John: "Yes," said Mr. John Knightley presently, with some slyness, "he seems to have a great deal of good-will towards you."

Emma: "Me!" she replied with a smile of astonishment; "are you imagining me to be Mr. Elton's object?"

John: "Such an imagination has crossed me, I own, Emma; and if it never occurred to you before, you may as well take it into consideration now."

Emma: "Mr. Elton in love with me! What an idea!"

John: "I do not say it is so; but you will do well to consider whether it is so or not, and to regulate your behavior accordingly. I think your manners to him encouraging. I speak as a friend, Emma. You had better look about you, and ascertain what you do, and what you mean to do."

On trudging out to the Weston's Christmas party...:

"A man," said he, "must have a very good opinion of himself when he asks people to leave their own fireside, and encounter such a day as this, for the sake of coming to see him. He must think himself a most agreeable fellow; I could not do such a thing. It is the greatest absurdity - actually snowing at this moment! The folly of not allowing people to be comfortable at home, and the folly of people's not staying comfortably at home when they can! If we were obliged to go out such an evening as this by any call of duty or business, what a hardship we should deem it; and here we are, probably with rather thinner clothing than usual, setting forward voluntarily, without excuse, in defiance of the voice of nature, which tells man, in everything given to his view or his feelings, to stay home himself, and keep all under shelter that he can; here are we setting forward to spend five dull hours in another man's house, with nothing to say or to hear that was not said and heard yesterday, and may not be said and heard again tomorrow. Going in dismal weather, to return probably in worse; four horses and four servants taken out for nothing but to convey five idle, shivering creatures into colder rooms and worse company than they might have had at home."

...And having endured Mr. Elton's chattering

Mr. Elton: "I had no idea that the law had been so great a slavery. Well, sir, the time must come when you will be paid for all this, when you will have Little labour and great enjoyment"

John: "My first enjoyment will be to find myself safe at Hartfield again."

As the party arrives at the party:

Some change of countenence was necessary for each gentleman as they walked into Mrs. Weston's drawing-room; Mr. Elton must compose his joyous looks, and Mr. John Knightley disperse his ill-humor. Mr. Elton must smile less, and Mr. John Knightley more, to fit them for the place.

John, Jane, the Post, and the Rain:

"I hope you did not venture far, Miss Fairfax, this morning, or I am sure you must have been wet. We scarcely got home in time. I hope you turned directly."

"I went only to the post-office," said she, "and reached home before teh rain was much.

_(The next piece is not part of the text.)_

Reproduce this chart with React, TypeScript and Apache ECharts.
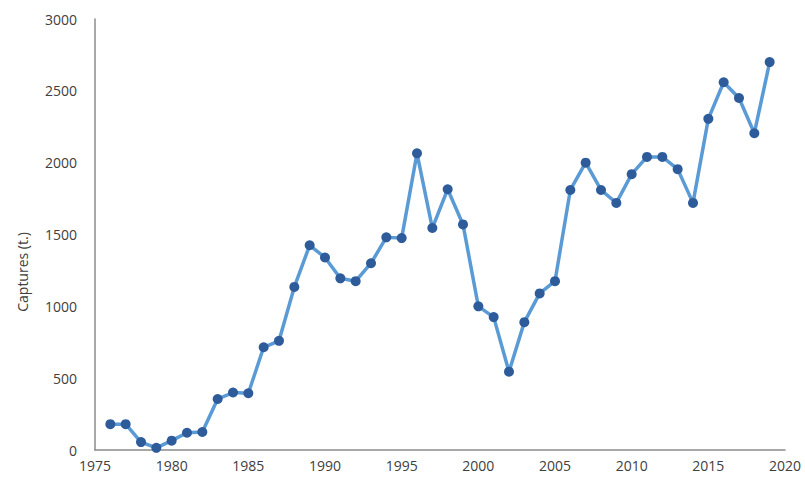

It is my daily errand. I always fetch the letters when I am here. it saves trouble, and is a something to get me out. A walk before breakfast does me good."

"Not a walk in the rain, I should imagine."

"No, but it did not absolutely rain when I set out."

Mr. John Knightley smiled, and replied:

"That is to say, you chose to have your walk, for you were not six yards from your own door when I had the pleasure of meeting you; and Henry and John had seen more drops than they could count long before. The post-office had a great charm at one period of our lives. When you have lived to my age, you will begin to think letters are never worth going through the rain for."

There was a little blush, and then this answer -

"I must not hope to be ever situated as you are, in the midst of every dearest connection, and therefore I cannot expect that simply growing older should make me indifferent about letters."

"Indifferent! Oh no! I never conceived you could become indifferent. Letters are not matters of indifference; they are generally a very positive curse."

"You are speaking of letters of business; mine are letters of friendship."

"I have often thought them the worst of the two," replied he, coolly. "Business, you know, may bring money, but friendship hardly ever does."

"Ah! you are not serious now. I know Mr. John Knightley too well - I am very sure he understands the value of friendship as well as anybody. I can easily believe that letters are very little to you, much less than to me; but it is not your being ten years older than myself whcih makes the difference; it is not age, but situation. You have everybody dearest to you at hand, I probably, never shall again; and therefore, till I have outlived all my affections, a post-office, I think, must always have power to draw me out, in worse weather than to-day."

"When I talked of your being altered by time, by the progress of years," said John Knightley, "I meant to imply the change of situation which time usually brings. I consider one as including the other. Time will generally lessen the interest of every attachment not within the daily circle - but that is not the change I had in view for you. As an old friend, you will allow me to hope, Miss Fairfax, that ten years hence you may have as many concentrated objects as I have."

John on the efficiency of the Post:

"The clerks grow expert from habit. They must begin with some quickness of sight and hands, and exercise improves them. If you want any further explanation," continued he, smiling, "they are paid for it. That is the key to a great deal of capacity. The public pays and must be served well."

Mr. Knightley explains his brother's feelings on the marriage:

"John enters like a brother into my happiness," continued Mr. Knightley, "but he is no complimenter; and thought I well know him to have, likewise, a most brotherly affection for you, he is so far from making flourishes, that any other young woman might think him rather cool in her praise. But I am not afraid of your seeing what he writes." "He writes like a sensible man," replied Emma, when she had read the letter. "I honour his sincerity. It is very plain that he considers the good fortune of the engagement as all on my side, but that he is not without hope of my growing, in time, as worthy of your affection as you think me already. Had he said anything to bear a different construction, I should not have believed him."